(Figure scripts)

______

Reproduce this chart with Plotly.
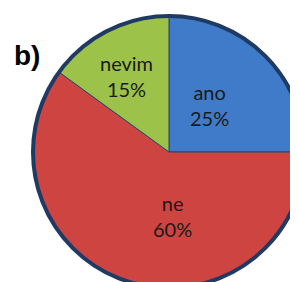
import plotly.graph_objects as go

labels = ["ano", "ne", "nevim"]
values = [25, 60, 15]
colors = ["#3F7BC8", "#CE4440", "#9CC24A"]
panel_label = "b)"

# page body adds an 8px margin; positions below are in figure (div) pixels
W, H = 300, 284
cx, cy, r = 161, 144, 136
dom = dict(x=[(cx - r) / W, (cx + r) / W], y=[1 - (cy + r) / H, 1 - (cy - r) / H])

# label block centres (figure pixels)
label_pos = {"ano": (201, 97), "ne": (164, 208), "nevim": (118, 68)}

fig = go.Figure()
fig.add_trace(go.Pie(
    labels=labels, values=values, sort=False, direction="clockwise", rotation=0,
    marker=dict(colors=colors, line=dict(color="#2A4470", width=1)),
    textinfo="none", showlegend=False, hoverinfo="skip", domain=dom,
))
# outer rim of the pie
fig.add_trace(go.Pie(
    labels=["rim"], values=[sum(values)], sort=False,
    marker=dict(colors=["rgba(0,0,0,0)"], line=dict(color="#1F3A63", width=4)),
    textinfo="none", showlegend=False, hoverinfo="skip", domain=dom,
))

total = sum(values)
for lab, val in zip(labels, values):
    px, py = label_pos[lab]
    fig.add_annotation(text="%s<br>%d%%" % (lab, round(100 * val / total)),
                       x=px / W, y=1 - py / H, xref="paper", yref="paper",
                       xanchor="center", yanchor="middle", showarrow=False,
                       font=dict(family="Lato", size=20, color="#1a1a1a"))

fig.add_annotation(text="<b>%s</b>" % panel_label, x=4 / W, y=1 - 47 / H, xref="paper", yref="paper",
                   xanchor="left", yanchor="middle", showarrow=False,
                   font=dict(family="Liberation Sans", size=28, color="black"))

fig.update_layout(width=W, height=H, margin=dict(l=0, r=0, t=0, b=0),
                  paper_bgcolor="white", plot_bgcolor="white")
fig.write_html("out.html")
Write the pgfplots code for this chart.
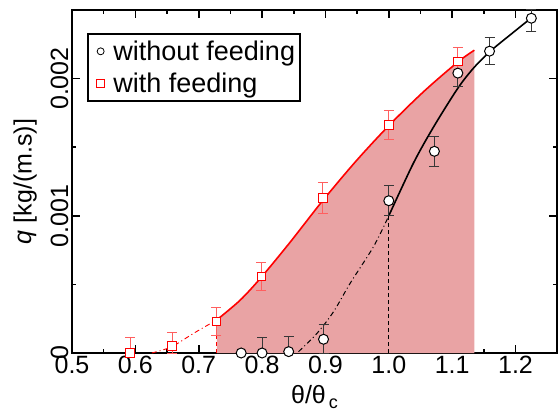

______

Where a line of the data holds "this", show that line.

Reproduce this chart with Plotly.
Write the pgfplots code for this chart.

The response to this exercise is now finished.